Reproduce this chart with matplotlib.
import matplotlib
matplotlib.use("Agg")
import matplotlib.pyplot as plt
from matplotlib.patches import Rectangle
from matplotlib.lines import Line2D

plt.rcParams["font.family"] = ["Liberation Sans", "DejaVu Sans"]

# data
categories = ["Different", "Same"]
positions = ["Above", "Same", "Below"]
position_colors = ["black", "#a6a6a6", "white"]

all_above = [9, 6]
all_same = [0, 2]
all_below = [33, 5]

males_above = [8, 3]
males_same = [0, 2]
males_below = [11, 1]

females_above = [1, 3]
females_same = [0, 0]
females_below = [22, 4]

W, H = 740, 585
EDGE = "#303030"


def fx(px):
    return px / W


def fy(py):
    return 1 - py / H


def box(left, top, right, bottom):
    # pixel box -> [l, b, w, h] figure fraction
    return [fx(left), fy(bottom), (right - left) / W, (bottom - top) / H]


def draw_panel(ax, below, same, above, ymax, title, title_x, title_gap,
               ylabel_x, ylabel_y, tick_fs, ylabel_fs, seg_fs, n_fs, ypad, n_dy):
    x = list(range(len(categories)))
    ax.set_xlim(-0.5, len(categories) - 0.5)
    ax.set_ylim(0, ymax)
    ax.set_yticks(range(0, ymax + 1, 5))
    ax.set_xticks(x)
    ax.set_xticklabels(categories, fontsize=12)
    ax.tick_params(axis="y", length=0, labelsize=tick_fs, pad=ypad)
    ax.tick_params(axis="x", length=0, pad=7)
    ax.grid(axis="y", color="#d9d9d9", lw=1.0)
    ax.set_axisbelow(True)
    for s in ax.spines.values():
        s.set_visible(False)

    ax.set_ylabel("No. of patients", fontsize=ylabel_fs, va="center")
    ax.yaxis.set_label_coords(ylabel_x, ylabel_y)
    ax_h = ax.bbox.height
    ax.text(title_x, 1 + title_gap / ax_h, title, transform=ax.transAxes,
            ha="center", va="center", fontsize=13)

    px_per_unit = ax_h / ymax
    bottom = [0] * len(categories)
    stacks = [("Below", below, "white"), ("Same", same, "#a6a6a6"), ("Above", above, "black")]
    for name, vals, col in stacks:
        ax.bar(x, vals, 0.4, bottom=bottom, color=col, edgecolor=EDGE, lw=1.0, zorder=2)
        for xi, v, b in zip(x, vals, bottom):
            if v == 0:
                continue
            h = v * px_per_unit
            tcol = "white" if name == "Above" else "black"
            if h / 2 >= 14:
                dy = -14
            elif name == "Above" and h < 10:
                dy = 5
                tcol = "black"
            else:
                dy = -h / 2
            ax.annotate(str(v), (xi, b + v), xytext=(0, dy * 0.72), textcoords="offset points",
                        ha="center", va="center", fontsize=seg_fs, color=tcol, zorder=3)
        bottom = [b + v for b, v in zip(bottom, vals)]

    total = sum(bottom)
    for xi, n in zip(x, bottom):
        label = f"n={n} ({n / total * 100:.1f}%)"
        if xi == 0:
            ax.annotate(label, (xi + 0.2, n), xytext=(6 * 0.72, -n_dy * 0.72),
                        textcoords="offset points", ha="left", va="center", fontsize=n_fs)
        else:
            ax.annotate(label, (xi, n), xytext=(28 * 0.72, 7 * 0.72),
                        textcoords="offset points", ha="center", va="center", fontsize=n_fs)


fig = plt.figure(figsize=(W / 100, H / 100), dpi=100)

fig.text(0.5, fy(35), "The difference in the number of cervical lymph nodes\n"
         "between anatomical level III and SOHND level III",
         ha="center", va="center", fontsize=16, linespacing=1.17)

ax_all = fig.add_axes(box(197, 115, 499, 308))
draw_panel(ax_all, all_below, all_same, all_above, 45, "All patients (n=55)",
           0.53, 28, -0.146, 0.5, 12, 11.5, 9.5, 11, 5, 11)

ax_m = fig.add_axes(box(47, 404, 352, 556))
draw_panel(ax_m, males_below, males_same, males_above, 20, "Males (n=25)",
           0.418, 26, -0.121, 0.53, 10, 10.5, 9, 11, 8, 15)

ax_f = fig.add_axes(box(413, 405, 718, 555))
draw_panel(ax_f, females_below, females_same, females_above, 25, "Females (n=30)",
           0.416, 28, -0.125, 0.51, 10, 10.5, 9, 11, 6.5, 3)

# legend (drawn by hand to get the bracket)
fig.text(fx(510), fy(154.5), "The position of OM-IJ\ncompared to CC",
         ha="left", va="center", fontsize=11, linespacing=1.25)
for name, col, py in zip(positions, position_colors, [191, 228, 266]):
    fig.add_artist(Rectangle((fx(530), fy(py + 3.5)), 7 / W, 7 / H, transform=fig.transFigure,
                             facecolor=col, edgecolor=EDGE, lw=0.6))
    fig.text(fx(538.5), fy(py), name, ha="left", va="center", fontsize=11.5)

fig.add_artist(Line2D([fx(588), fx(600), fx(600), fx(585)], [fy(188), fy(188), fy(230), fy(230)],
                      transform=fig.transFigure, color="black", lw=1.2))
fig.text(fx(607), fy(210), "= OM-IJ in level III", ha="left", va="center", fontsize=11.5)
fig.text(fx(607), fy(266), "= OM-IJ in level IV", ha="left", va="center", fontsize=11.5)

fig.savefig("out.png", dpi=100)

----

Exactly as written, please reproduce the lines from the first line of the data to the line containing "return 1 - py / H", inclusive, and nothing else.

_Output of the exercise_
Reproduce this chart with matplotlib.
import matplotlib
matplotlib.use("Agg")
import matplotlib.pyplot as plt
from matplotlib.patches import Rectangle
from matplotlib.lines import Line2D

plt.rcParams["font.family"] = ["Liberation Sans", "DejaVu Sans"]

# data
categories = ["Different", "Same"]
positions = ["Above", "Same", "Below"]
position_colors = ["black", "#a6a6a6", "white"]

all_above = [9, 6]
all_same = [0, 2]
all_below = [33, 5]

males_above = [8, 3]
males_same = [0, 2]
males_below = [11, 1]

females_above = [1, 3]
females_same = [0, 0]
females_below = [22, 4]

W, H = 740, 585
EDGE = "#303030"


def fx(px):
    return px / W


def fy(py):
    return 1 - py / H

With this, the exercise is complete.